O abraço de Bannon e as lágrimas de May

Entre a direita radical e o extremismo de esquerda há um abraço que se estreita de cada vez que uma solução ao centro ou, no caso, a hipótese de uma solução, desaba.

O momento foi capturado por uma jornalista no Cazaquistão. O ex-deputado trabalhista George Galloway, que tem palmilhado o caminho do extremismo pela esquerda, que já participou no Big Brother, é apoiante do Partido do Brexit de Neigel Farage nestas eleições, deu a Steve Bannon a notícia: “Theresa May demitiu-se.” O ex-conselheiro de Donald Trump foi espontâneo: “Deixe-me dar-lhe um abraço.”

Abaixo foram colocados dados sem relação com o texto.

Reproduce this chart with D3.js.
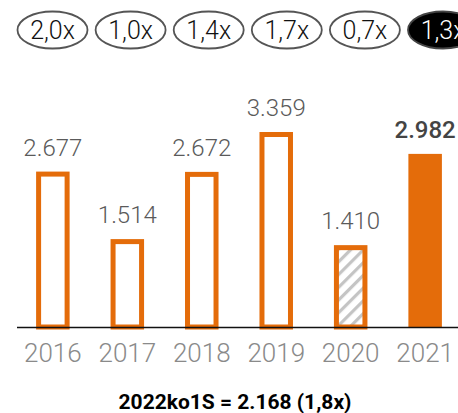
<!DOCTYPE html>
<html>
<head>
<meta charset="utf-8">
<script src="https://cdn.jsdelivr.net/npm/d3@7"></script>
<style>
  body { margin: 0; background: #fff; }
  svg { display: block; font-family: Roboto, "Open Sans", sans-serif; }
</style>
</head>
<body>
<div id="chart"></div>
<script>
const years = ['2016', '2017', '2018', '2019', '2020', '2021'];
const values = [2677, 1514, 2672, 3359, 1410, 2982];
const valueLabels = ['2.677', '1.514', '2.672', '3.359', '1.410', '2.982'];
const multiples = ['2,0x', '1,0x', '1,4x', '1,7x', '0,7x', '1,3x'];
const footnote = '2022ko1S = 2.168 (1,8x)';

const orange = '#e46c0a';
const width = 458, height = 413;
const baseline = 327;

const svg = d3.select('#chart').append('svg')
  .attr('width', width)
  .attr('height', height);

// hatch for 2020
const defs = svg.append('defs');
const pattern = defs.append('pattern')
  .attr('id', 'hatch')
  .attr('patternUnits', 'userSpaceOnUse')
  .attr('width', 9)
  .attr('height', 9)
  .attr('patternTransform', 'rotate(45)');
pattern.append('rect').attr('width', 9).attr('height', 9).attr('fill', '#fff');
pattern.append('rect').attr('width', 3.2).attr('height', 9).attr('fill', '#c4c4c4');

// scales
const x = d3.scaleBand()
  .domain(years)
  .range([16, 462])
  .paddingInner(0.55)
  .paddingOuter(0.27);

const y = d3.scaleLinear()
  .domain([0, 3359])
  .range([baseline, 132]);

// bars
const sw = 5;
svg.append('g')
  .selectAll('rect')
  .data(years)
  .enter().append('rect')
    .attr('x', (d, i) => x(d) + (i === 5 ? 0 : sw / 2))
    .attr('y', (d, i) => y(values[i]) + (i === 5 ? 0 : sw / 2))
    .attr('width', (d, i) => x.bandwidth() - (i === 5 ? 0 : sw))
    .attr('height', (d, i) => baseline - y(values[i]) - (i === 5 ? 0 : sw / 2))
    .attr('fill', (d, i) => i === 5 ? orange : (i === 4 ? 'url(#hatch)' : '#fff'))
    .attr('stroke', (d, i) => i === 5 ? 'none' : orange)
    .attr('stroke-width', sw);

// axis line
svg.append('line')
  .attr('x1', 17).attr('x2', width)
  .attr('y1', baseline + 0.5).attr('y2', baseline + 0.5)
  .attr('stroke', '#111')
  .attr('stroke-width', 1.5);

// value labels
svg.append('g')
  .selectAll('text')
  .data(years)
  .enter().append('text')
    .attr('x', d => x(d) + x.bandwidth() / 2)
    .attr('y', (d, i) => y(values[i]) - 16)
    .attr('text-anchor', 'middle')
    .attr('font-size', 24)
    .attr('font-weight', (d, i) => i === 5 ? 500 : 300)
    .attr('fill', (d, i) => i === 5 ? '#444' : '#5a5a5a')
    .text((d, i) => valueLabels[i]);

// year axis
const xAxis = svg.append('g')
  .attr('transform', `translate(0,${baseline})`)
  .call(d3.axisBottom(x).tickSize(0).tickPadding(17));
xAxis.select('.domain').remove();
xAxis.selectAll('text')
  .attr('font-size', 26)
  .attr('font-weight', 300)
  .attr('fill', '#8a8a8a')
  .attr('font-family', 'Roboto, sans-serif');

// multiple pills
const pillX = d3.scalePoint()
  .domain(multiples)
  .range([52.5, 443]);

const pills = svg.append('g')
  .selectAll('g')
  .data(multiples)
  .enter().append('g')
    .attr('transform', d => `translate(${pillX(d)},30)`);

pills.append('ellipse')
  .attr('rx', 35)
  .attr('ry', 18.5)
  .attr('fill', (d, i) => i === 5 ? '#000' : '#fff')
  .attr('stroke', (d, i) => i === 5 ? '#444' : '#555')
  .attr('stroke-width', 1.8);

pills.append('text')
  .attr('text-anchor', 'middle')
  .attr('dy', 9)
  .attr('font-size', 25)
  .attr('font-weight', 300)
  .attr('fill', (d, i) => i === 5 ? '#fff' : '#111')
  .text(d => d);

// footnote
svg.append('text')
  .attr('x', 235)
  .attr('y', 409)
  .attr('text-anchor', 'middle')
  .attr('font-size', 21)
  .attr('font-weight', 700)
  .attr('fill', '#000')
  .text(footnote);
</script>
</body>
</html>
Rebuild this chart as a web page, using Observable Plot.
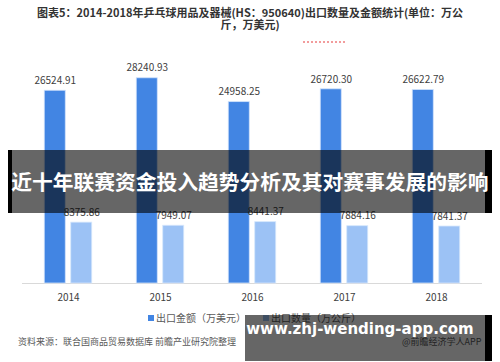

Entre a direita radical e o extremismo de esquerda há um abraço que se estreita de cada vez que uma solução ao centro, ou, no caso, a hipótese de uma solução, desaba. Foi isso que a comemoração de Steve Bannon significou. E não demorou muito tempo para que o conservador Boris Johnson viesse dar voz ao momento de gáudio: “Vamos deixar a União Europeia em 31 de Outubro, com ou sem acordo.”

Sim, com grande probabilidade é este o destino do Reino Unido, o caos de uma saída sem acordo que provavelmente arrastará a Europa para grandes problemas económicos – porque, apesar de muitos sempre terem olhado para a primeira-ministra como o rosto dessa medida extrema que é o “Brexit”, a verdade é que a sua saída de cena deverá representar o estertor das sucessivas tentativas de encontrar uma saída menos má para o embaraço em que se encontra a velha Albion.

Emaranhada nas linhas vermelhas que os sectores mais tradicionais do seu partido lhe ditaram, sem uma solução lógica para a questão irlandesa, há muito que May caminhava de tropeção em tropeção, numa sucessão em que o fim das negociações com o timorato Partido Trabalhista terá sido o tombo final. Traída pelo seu próprio partido, com o Governo a esboroar-se, na expectativa de um desastroso resultado nas eleições de domingo, não tinha outra saída que dar-se por vencida.

As suas lágrimas, depois da frase “O país que eu amo”, mais do que a emoção do momento, parecem traduzir a consciência histórica do potencial de caos que se abre à Europa na sequência deste falhanço. E é nesse caos que aposta um estratego como Steve Bannon, mesmo que diga que está do “lado certo da História”, porque está disposto a enfrentar os problemas da imigração e a corporizar o regresso em força nacionalismo junto de quem teme os efeitos da globalização. É no caos que medram as soluções autoritárias que têm sido tão amigas de Bannon e é desse caminho escuro que nos falam os olhos tristes de Theresa May.